Now it’s just a waiting game in the Aéropostale Inc. bankruptcy case.

The seven-day trial between the teen retailer and private equity firm Sycamore Partners, whose affiliate was a pre-petition lender to the chain, ended on Tuesday. Manhattan bankruptcy court judge Sean Lane is expected to rule on the case by the weekend. And that decision is expected to impact whether any jobs — over 10,000 — at the retail operation can be saved.

Central to the case — and Aéropostale’s future — is whether Sycamore can credit bid on the assets. An auction for Aéropostale’s assets was pushed back to Monday. The bankrupt retailer also asked that Sycamore’s secured claims be subordinated, or lowered in priority on the creditor totem pole.
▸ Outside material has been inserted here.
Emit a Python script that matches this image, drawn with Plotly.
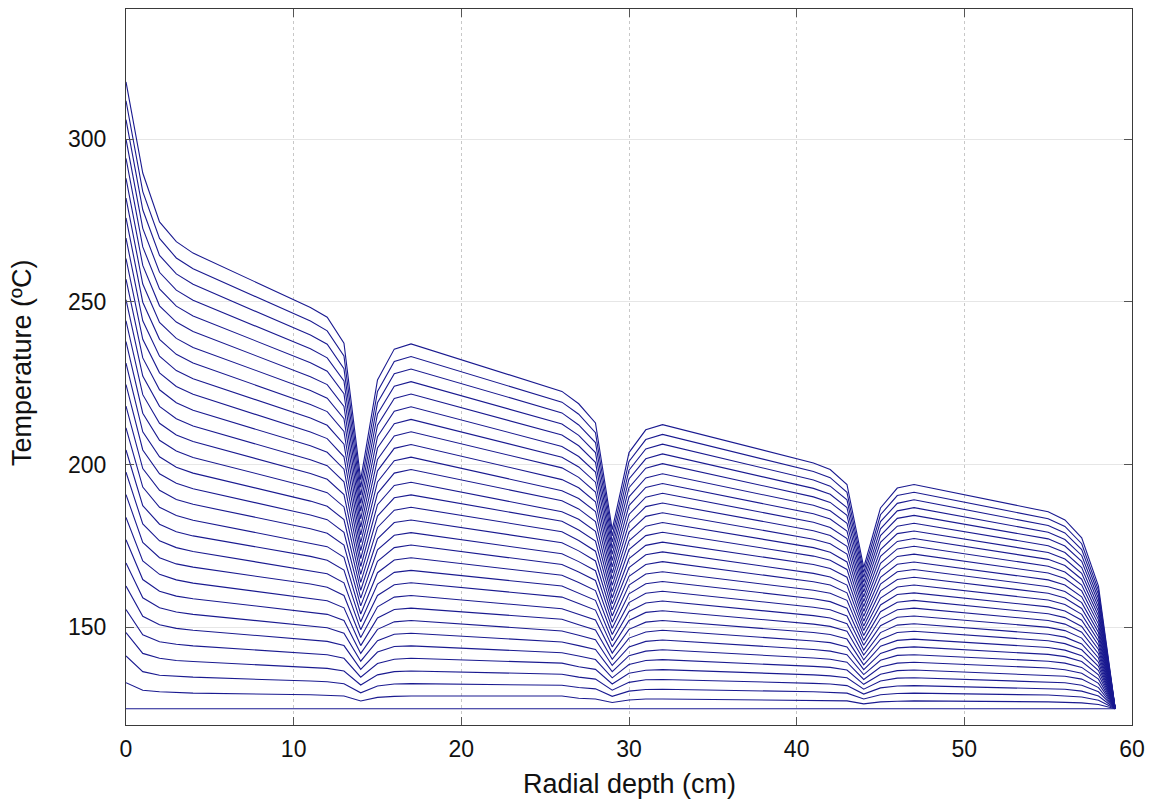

But it’s the possibility of a credit bid from Sycamore that could be key to the retailer’s future. A credit bid from Sycamore, if it were to provide an offer under those terms, would in effect allow Sycamore to use the dollar value of its claims as a component of a bid. If it were to be successful, Sycamore’s claims in effect would be exchanged for an equity stake in the new post-bankruptcy entity. The financial firm’s affiliate, Aero Investors, provided a prepetition loan of $150 million.
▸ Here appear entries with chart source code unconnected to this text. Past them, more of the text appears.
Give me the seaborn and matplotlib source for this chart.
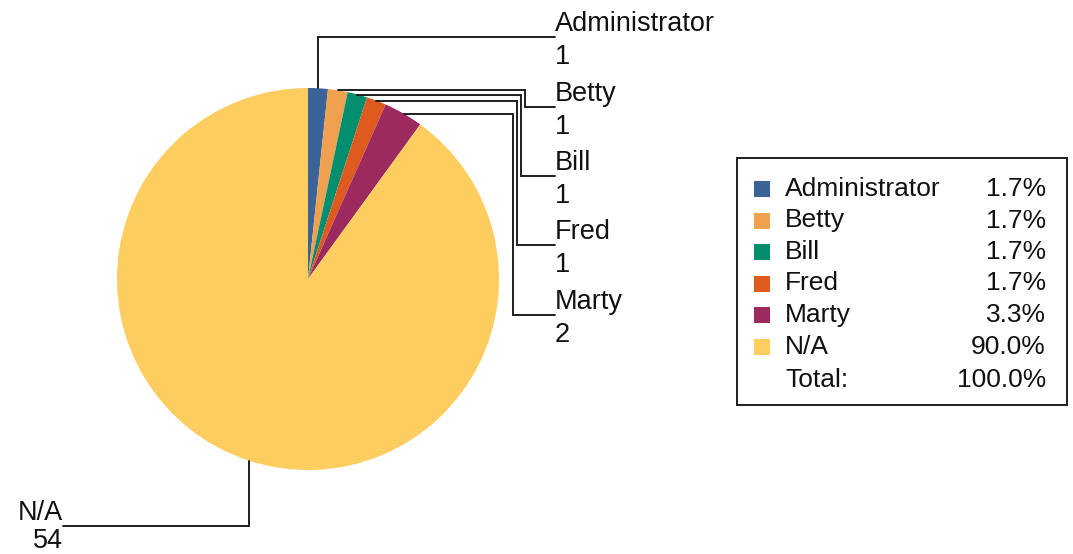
import matplotlib
matplotlib.use('Agg')
import matplotlib.pyplot as plt
from matplotlib.patches import Rectangle
import numpy as np
import seaborn as sns

sns.set_theme(style='white')
plt.rcParams['font.family'] = ['Liberation Sans', 'DejaVu Sans']

# Data
names = ['Administrator', 'Betty', 'Bill', 'Fred', 'Marty', 'N/A']
counts = [1, 1, 1, 1, 2, 54]
colors = ['#3b6397', '#f0a150', '#008e6e', '#de5a1f', '#9d2a5f', '#fecd60']

# Label layout (pixel coordinates, y downward)
elbow_x = [None, 525, 521, 517, 513, None]
label_y = [37, 107, 176, 245, 315, 526]
label_x = [555, 555, 555, 555, 555, 63]
value_dy = [27, 27, 27, 27, 27, 22]

W, H = 1073, 554
fig = plt.figure(figsize=(W / 100, H / 100), dpi=100)
ax = fig.add_axes([0, 0, 1, 1])

cx, cy, r = 308, 279, 191
palette = sns.color_palette(colors)
wedges, _ = ax.pie(counts, colors=palette, startangle=-90, counterclock=True,
                   center=(cx, cy), radius=r, frame=True,
                   wedgeprops=dict(linewidth=0))
ax.set_xlim(0, W)
ax.set_ylim(H, 0)
ax.axis('off')

# Elbow leader lines with labels
line_kw = dict(color='#1e1e1e', lw=1.4, solid_joinstyle='miter')
for i, w in enumerate(wedges):
    mid = np.deg2rad((w.theta1 + w.theta2) / 2)
    px, py = cx + r * np.cos(mid), cy + r * np.sin(mid)
    ex = px if elbow_x[i] is None else elbow_x[i]
    ly, lx = label_y[i], label_x[i]
    ax.plot([px, ex, ex, lx], [py, py, ly, ly], **line_kw)
    ha = 'left' if lx > cx else 'right'
    ax.text(lx, ly - 6, names[i], fontsize=19.5, ha=ha, va='baseline', color='#111111')
    ax.text(lx, ly + value_dy[i], str(counts[i]), fontsize=19.5, ha=ha,
            va='baseline', color='#111111')

# Legend table
total = sum(counts)
ax.add_patch(Rectangle((737, 158), 330, 247, fill=False, ec='#1e1e1e', lw=1.4))
row_y = [189, 220.5, 252, 283.5, 315, 346.5, 380]
for i, name in enumerate(names):
    y = row_y[i]
    ax.add_patch(Rectangle((754, y - 8), 16, 16, color=palette[i], lw=0))
    ax.text(785, y, name, fontsize=19, ha='left', va='center', color='#111111')
    ax.text(1046, y, f'{counts[i] / total * 100:.1f}%', fontsize=19,
            ha='right', va='center', color='#111111')
ax.text(785, row_y[-1], 'Total:', fontsize=19, ha='left', va='center', color='#111111')
ax.text(1046, row_y[-1], f'{total / total * 100:.1f}%', fontsize=19,
        ha='right', va='center', color='#111111')

fig.savefig('out.png', dpi=100)
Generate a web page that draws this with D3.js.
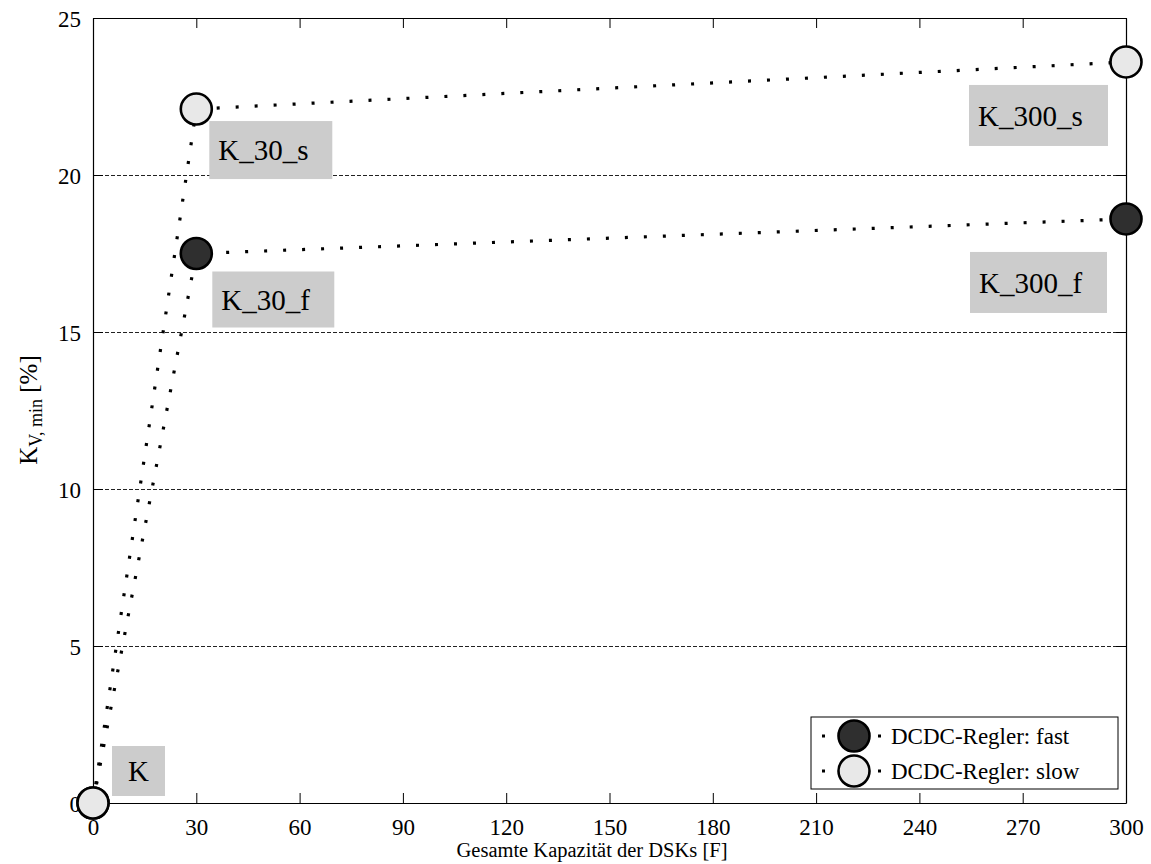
<!DOCTYPE html>
<html><head><meta charset="utf-8">
<script src="https://cdn.jsdelivr.net/npm/d3@7"></script>
<style>body{margin:0;background:#fff}svg{display:block;font-family:"Liberation Serif","Times New Roman",serif}</style>
</head><body>
<svg id="c" width="1151" height="864"></svg>
<script>
const capacities = [0, 30, 300];
const fastValues = [0, 17.5, 18.6];
const slowValues = [0, 22.1, 23.6];
const seriesNames = ["DCDC-Regler: fast", "DCDC-Regler: slow"];
const xTicks = [0, 30, 60, 90, 120, 150, 180, 210, 240, 270, 300];
const yTicks = [0, 5, 10, 15, 20, 25];
const gridValues = [5, 10, 15, 20];
const pointLabels = ["K", "K_30_s", "K_30_f", "K_300_s", "K_300_f"];
const xTitle = "Gesamte Kapazität der DSKs [F]";

(function () {
const svg = d3.select("#c");
const L = 93, R = 1126, T = 18, B = 803;
const x = d3.scaleLinear().domain([0, 300]).range([L, R]);
const y = d3.scaleLinear().domain([0, 25]).range([B, T]);

// grid
svg.append("g").selectAll("line").data(gridValues).join("line")
  .attr("x1", L).attr("x2", R).attr("y1", d => Math.round(y(d)) + 0.5).attr("y2", d => Math.round(y(d)) + 0.5)
  .attr("stroke", "#222").attr("stroke-width", 1).attr("stroke-dasharray", "4,2");

// axes
const tl = 10;
const gB = svg.append("g").attr("transform", `translate(0,${B})`)
  .call(d3.axisBottom(x).tickValues(xTicks).tickSizeInner(-tl).tickSizeOuter(0).tickPadding(16));
const gT = svg.append("g").attr("transform", `translate(0,${T})`)
  .call(d3.axisTop(x).tickValues(xTicks).tickSizeInner(-tl).tickSizeOuter(0).tickFormat(""));
const gL = svg.append("g").attr("transform", `translate(${L},0)`)
  .call(d3.axisLeft(y).tickValues(yTicks).tickSizeInner(-tl).tickSizeOuter(0).tickPadding(12));
const gR = svg.append("g").attr("transform", `translate(${R},0)`)
  .call(d3.axisRight(y).tickValues(yTicks).tickSizeInner(-tl).tickSizeOuter(0).tickFormat(""));
[gB, gT, gL, gR].forEach(g => {
  g.select(".domain").attr("stroke", "#000").attr("stroke-width", 1.2);
  g.selectAll(".tick line").attr("stroke", "#000").attr("stroke-width", 1);
  g.selectAll("text").attr("font-family", "Liberation Serif").attr("font-size", 23).attr("fill", "#000");
});
gL.selectAll(".tick text").attr("dy", "0.35em");

// titles
svg.append("text").attr("x", 592).attr("y", 857).attr("text-anchor", "middle")
  .attr("font-size", 20.5).text(xTitle);
const yt = svg.append("text").attr("transform", "translate(37,410) rotate(-90)")
  .attr("text-anchor", "middle").attr("font-size", 25);
yt.append("tspan").text("K");
yt.append("tspan").attr("font-size", 18).attr("dy", 5).text("V, min");
yt.append("tspan").attr("dy", -5).text(" [%]");

// lines
const series = [
  {name: seriesNames[0], vals: fastValues, fill: "#2f2f2f"},
  {name: seriesNames[1], vals: slowValues, fill: "#e8e8e8"}
];
const line = d3.line().x(d => x(d[0])).y(d => y(d[1]));
series.forEach(s => {
  svg.append("path").datum(capacities.map((c, i) => [c, s.vals[i]]))
    .attr("d", line).attr("fill", "none").attr("stroke", "#000")
    .attr("stroke-width", 3.2).attr("stroke-dasharray", "3,16");
});
series.forEach(s => {
  svg.append("g").selectAll("circle").data(capacities.map((c, i) => [c, s.vals[i]])).join("circle")
    .attr("cx", d => x(d[0])).attr("cy", d => y(d[1])).attr("r", 15.5)
    .attr("fill", s.fill).attr("stroke", "#000").attr("stroke-width", 2.6);
});

// labels
const labelAnchors = [
  {c: 0, v: slowValues[0], dx: 19, dy: -57, w: 53, h: 50, align: "left"},
  {c: 30, v: slowValues[1], dx: 13, dy: 12, w: 123, h: 58, align: "left"},
  {c: 30, v: fastValues[1], dx: 16, dy: 18, w: 122, h: 56, align: "left"},
  {c: 300, v: slowValues[2], dx: -18, dy: 23, w: 139, h: 61, align: "right"},
  {c: 300, v: fastValues[2], dx: -19, dy: 33, w: 137, h: 61, align: "right"}
];
pointLabels.forEach((t, i) => {
  const a = labelAnchors[i];
  const px = x(a.c), py = y(a.v);
  const bx = a.align === "left" ? px + a.dx : px + a.dx - a.w;
  const by = py + a.dy;
  svg.append("rect").attr("x", bx).attr("y", by).attr("width", a.w).attr("height", a.h).attr("fill", "#cccccc");
  svg.append("text").attr("x", i === 0 ? bx + a.w / 2 : bx + 9).attr("y", by + a.h / 2).attr("dy", "0.35em")
    .attr("text-anchor", i === 0 ? "middle" : "start").attr("font-size", 29).text(t);
});

// legend
const lg = svg.append("g");
lg.append("rect").attr("x", 811).attr("y", 717).attr("width", 307).attr("height", 72)
  .attr("fill", "#fff").attr("stroke", "#000").attr("stroke-width", 1);
series.forEach((s, i) => {
  const cy = 736 + i * 35;
  lg.append("line").attr("x1", 822).attr("x2", 886).attr("y1", cy).attr("y2", cy)
    .attr("stroke", "#000").attr("stroke-width", 3.2).attr("stroke-dasharray", "3,53");
  lg.append("circle").attr("cx", 854).attr("cy", cy).attr("r", 15.5)
    .attr("fill", s.fill).attr("stroke", "#000").attr("stroke-width", 2.6);
  lg.append("text").attr("x", 891).attr("y", cy).attr("dy", "0.35em").attr("font-size", 23).text(s.name);
});
})();
</script>
</body></html>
Aéropostale has argued that a credit bid would chill an auction process since Sycamore can use its “credit” as currency for the bid, putting it in a better position than potential buyers who would have to pony up the cash equivalent if they were to bid. Sycamore has said as recently as Monday, when it filed paperwork in objection to a Chapter 11 plan of reorganization, that a liquidation of the retailer is the better option for creditors.

Aéropostale was in talks with Versa Capital, a private equity firm, to become the stalking horse bidder. The negotiations earlier this month contemplated Versa providing a “cash payment for debtors’ inventory, assumption of over 500 existing and modified unexpired store leases and continued employment for thousands of store-level and corporate employees.” The court document that was filed also emphasized that a “going concern operation is critical to maximizing the value of the debtors’ international business, which requires support from the U.S. operations in areas such as buying, G&A and sourcing to realize the business’s full value.”

A stalking agreement typically sets the baseline price and subsequent bidding amounts for the assets up for sale. In the case of Aéropostale, that agreement was supposed to have been finalized by Aug. 11. Versa even sought to have $500,000 in expense reimbursement, in part due to the compressed timeline for the bid and the uncertainty of whether the Sycamore affiliates would be able to credit bid. But even with court approval of the request, the parties have been unable to finalize an agreement.

The Aéropostale bankruptcy fueled what has turned into bad blood between the teen chain and its former investor and one-time lender.

Sycamore at one point was the retailer’s largest shareholder. The private equity firm has another affiliate, sourcing firm MGF Sourcing, whose relationship also deteriorated.

When Aéropostale filed its petition for bankruptcy court protection on May 4, it claimed that deterioration of its relationship with Sycamore, particularly in connection with a dispute with MGF, played a role in pushing it into bankruptcy. The issue initially centered on the chain’s inability to get fresh inventory for its back-to-school selling season. That soon evolved to include allegations that Sycamore was keen on a “loan-to-own” plan.